Section 4: The Verdict
Explicit Docker Compose networking is not optional for serious deployments. The default auto-generated networks are training wheels that you must outgrow.
Start by defining custom networks in every project. Use the internal flag for databases and cache layers. Document your subnet allocations to avoid collisions. Invest time in understanding Docker's DNS resolution behavior.
For homelab operators and DevOps practitioners, this knowledge pays dividends. Your deployments become reproducible, debuggable, and secure. The upfront complexity buys you operational sanity when things break at 2 AM.
Master this. Your future self, troubleshooting a production incident, will thank you.
FAQ Section
Why does my container get connection refused errors?

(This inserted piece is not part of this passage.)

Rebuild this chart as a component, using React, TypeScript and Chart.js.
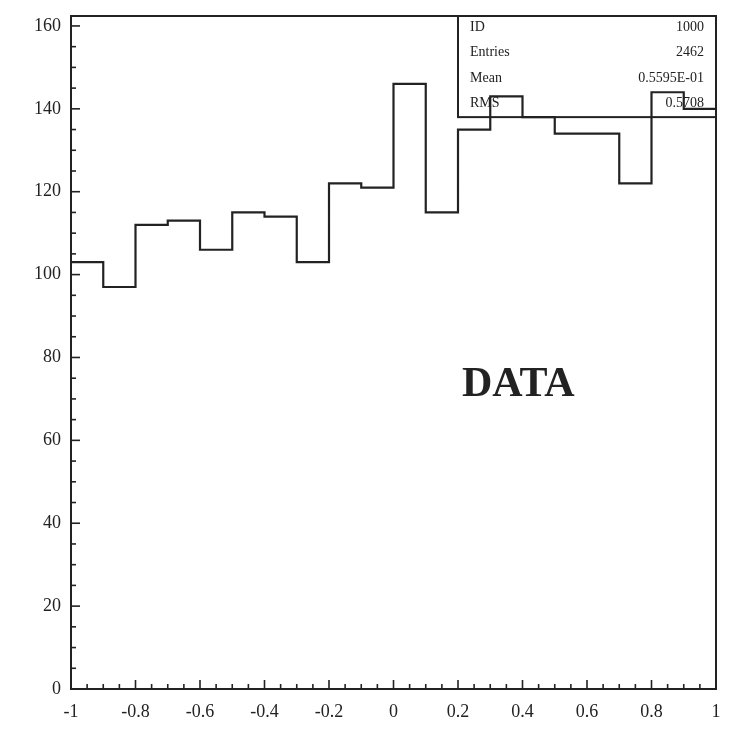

Connection refused usually means the service is not listening on the expected port, or it is bound to localhost inside the container. Check your service binds to 0.0.0.0, not 127.0.0.1. Also verify the service is actually running with docker compose logs.
Can containers on different networks communicate?
By default, no. Containers can only communicate with other containers on networks they share. If you need cross-network communication, attach the container to both networks or use an external load balancer like nginx or Traefik as a bridge.
How do I view DNS resolution in real time?
Use nslookup or dig from inside a running container. Run docker compose exec service_name nslookup other_service. You can also enable Docker daemon debug logging, but this requires restarting the Docker service.
What is the difference between links and networks?
Links are deprecated legacy Docker features that provided basic DNS and environment variable sharing. Modern Docker Compose uses user-defined networks exclusively. Links are maintained only for backward compatibility. Do not use them in new projects.